An evergreen Thanksgiving tale shared on Lassi with Lavina by immigrants from all over
When Sunita Advaney, now married and settled in Forest Hills, was seven years old, she came home from first grade and asked her immigrant parents about Thanksgiving. Her father Lal Lakhati, who had migrated from India, didn’t just explain the holiday to her, he actually went out and bought a small rotisserie bird and all the trimmings and the family had a Thanksgiving dinner.
This became an annual tradition in their home in Astoria, until Sunita was 15 and learnt to cook. She recalls, “My father taught me how to sew and stitch the turkey and we invited family over. That first year we did two turkeys – one was traditional and one was tandoori turkey – a bright red because we coated it with tandoori spices and coloring and stuffed it with biryani and boiled eggs. We need our chillies and it was a good way to ease people into turkey because turkey is not part of our culture.”
The Pilgrim Fathers would have been perplexed with this glowing red bird, and perhaps even more so if they had accompanied Alvin Thomas of Floral Park to the Mar Thoma Church in Merrick for an elaborate Thanksgiving lunch. The menu did not have the big bird or the traditional Thanksgiving fixings but the delectable aromas which permeated the hall promised an unforgettable South Indian meal: Chili chicken curry with ground cashew nuts in the sauce, salad with a yogurt dressing, vegetable fried rice, pickle and pappadums, topped with Indian rice pudding.

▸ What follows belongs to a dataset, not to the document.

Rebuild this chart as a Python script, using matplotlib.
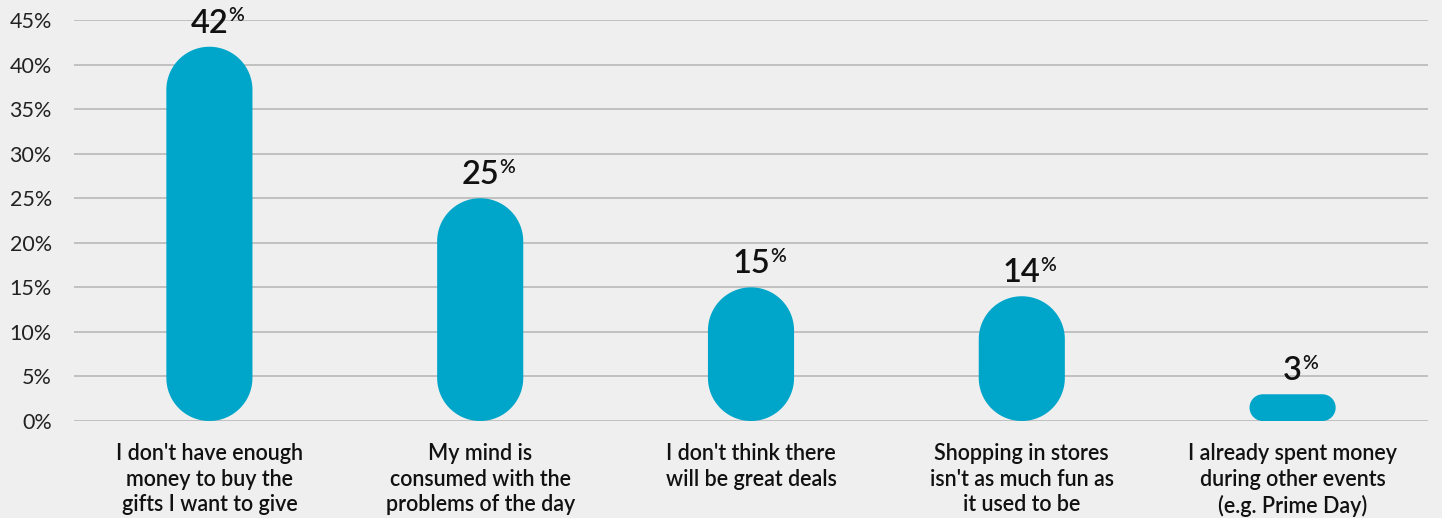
import matplotlib
matplotlib.use("Agg")
import matplotlib.pyplot as plt
from matplotlib.patches import Polygon
import numpy as np

categories = [
    "I don't have enough\nmoney to buy the\ngifts I want to give",
    "My mind is\nconsumed with the\nproblems of the day",
    "I don't think there\nwill be great deals",
    "Shopping in stores\nisn't as much fun as\nit used to be",
    "I already spent money\nduring other events\n(e.g. Prime Day)",
]
values = [42, 25, 15, 14, 3]
yticks = [0, 5, 10, 15, 20, 25, 30, 35, 40, 45]
ytick_labels = [f"{v}%" for v in yticks]

BG = "#efefef"
BAR = "#00a6ca"
GRID = "#b4b4b4"
TXT = "#111111"

plt.rcParams['font.family'] = ['Lato', 'DejaVu Sans']

W, H = 1442, 518
fig = plt.figure(figsize=(W / 100, H / 100), dpi=100, facecolor=BG)
ax = fig.add_axes([74 / W, (H - 421) / H, (1428 - 74) / W, (421 - 20) / H])
ax.set_facecolor(BG)

x = np.arange(len(categories))
ax.set_xlim(-0.5, len(categories) - 0.5)
ax.set_ylim(0, 45)

bars = ax.bar(x, values, width=0.318, color=BAR)

# convert rectangles to pill shapes with circular ends (circular in pixel space)
fig.canvas.draw()
p0 = ax.transData.transform((0, 0))
p1 = ax.transData.transform((1, 1))
xpp = 1.0 / (p1[0] - p0[0])   # data x per pixel
ypp = 1.0 / (p1[1] - p0[1])   # data y per pixel


def pill(bx, by, bw, bh):
    wpx, hpx = bw / xpp, bh / ypp
    rpx = min(wpx, hpx) / 2.0
    rx, ry = rpx * xpp, rpx * ypp
    corners = [
        (bx + bw - rx, by + bh - ry, 0.0),          # top-right
        (bx + rx, by + bh - ry, np.pi / 2),         # top-left
        (bx + rx, by + ry, np.pi),                  # bottom-left
        (bx + bw - rx, by + ry, 3 * np.pi / 2),     # bottom-right
    ]
    pts = []
    for cx, cy, a0 in corners:
        a = np.linspace(a0, a0 + np.pi / 2, 40)
        pts.extend(zip(cx + rx * np.cos(a), cy + ry * np.sin(a)))
    return np.array(pts)


for rect in bars:
    verts = pill(rect.get_x(), rect.get_y(), rect.get_width(), rect.get_height())
    ax.add_patch(Polygon(verts, closed=True, facecolor=BAR, edgecolor="none",
                         zorder=3))
    rect.remove()

ax.set_yticks(yticks)
ax.set_yticklabels(ytick_labels, fontsize=15.5, color="#222222")
ax.set_xticks(x)
ax.set_xticklabels(categories, fontsize=15.5, fontweight="semibold", color=TXT,
                   linespacing=1.27)
ax.tick_params(axis="both", length=0)
ax.tick_params(axis="x", pad=16)
ax.tick_params(axis="y", pad=16)
ax.grid(axis="y", color=GRID, linewidth=1.1, zorder=0)
ax.set_axisbelow(True)
for s in ax.spines.values():
    s.set_visible(False)

for xi, v in zip(x, values):
    t = ax.annotate(f"{v}", xy=(xi, v), xytext=(0, 10), textcoords="offset points",
                    ha="center", va="baseline", fontsize=23.5, color=TXT,
                    fontweight="semibold", zorder=4)
    ax.annotate("%", xy=(1, 1), xycoords=t, xytext=(0, 1),
                textcoords="offset points", ha="left", va="top",
                fontsize=14, color=TXT, fontweight="semibold", zorder=4)

fig.savefig("out.png", dpi=100, facecolor=BG)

Annie Cheriyan, one of the trustees of the church, explained that they decided to make a traditional Kerala-style meal since most of the members of the congregation would be cooking turkey at home for Thanksgiving, albeit with Indian spices. Indians love their chilies and spices and so almost every family personalizes the recipe with its own spice rub.
Kishan and Shirley Khemlani, who migrated to New York in 1979 with their eight-year-old daughter Sony, made their first home in Jackson Heights, Queens. Khemlani recalls cooking her first bird: “I’d never seen that kind of a bird and the size really intimidated me. But I asked neighbors for recipes and that’s how I made it.”
As New Americans, they embraced the traditions of Thanksgiving fully. She says, “All the local people go to their families and since we have made our friends our family, this becomes a way to bring everyone together and for the kids to be able to share their Thanksgiving experiences in school the next day.” Over the years they have fine-tuned the meal to perfection and Sony, who is now married, is hosting the celebration in her home.
Julie Sahni, the noted cooking expert and author of several books on Indian cuisine, has lived in New York for over 30 years and has seen many a Thanksgiving celebration. She points out that most Indians immigrants have rarely eaten turkey in their home country, as turkey is a rarity in India and is used only in the Chettinad cooking of South India.
Sahni herself has cooked turkey in many ways over the years, including the tandoori style and as a spicy turkey biryani but favors the New Orleans style of turkey with oyster dressing. She says, “The friends with whom I spent my first six Thanksgivings introduced me to the Cajun style with red chillies and it’s become a part of my tradition.”
She adds, “Indians are adept at flavoring ingredients and making it in many different ways and traditions.” South Indians, for instance, might do turkey in a spicy version with black pepper and tamarind sauce that is famous in Madras in South India and could serve it with hoppers and a coconut stew.
For many Indians who are vegetarian, turkey’s starring role in the Thanksgiving meal can prove a stumbling block. Meena Patel, who lives in New Jersey, is from the Gujarati community, many of who are vegetarians. She is cooking up an Indian vegetarian meal right down to elaborate desserts for Thanksgiving. Since her children have been pleading for a turkey, she has asked her sister-in-law, who happens to be non-vegetarian, to bake it and bring it over.
Indian immigrants are particularly inventive when they have to find vegetarian alternatives to turkey. Sahni sometimes makes a whole baked pumpkin stuffed with a rich aromatic curry of kidney beans and pumpkin meat, a satisfying alternative to turkey. Other dishes on this Indian-style menu are biryani and cranberry relish which is more like an Indian chutney with cayenne pepper, walnuts and ginger added in..
Says Sahni, “I find myself adding more and more Indian touches, because this is going to be an Indian-style Thanksgiving for my family’s future generations. It really honestly doesn’t matter what you cook. The spirit of Thanksgiving is what’s important and it’s a time for rejoicing with those who are close to you.”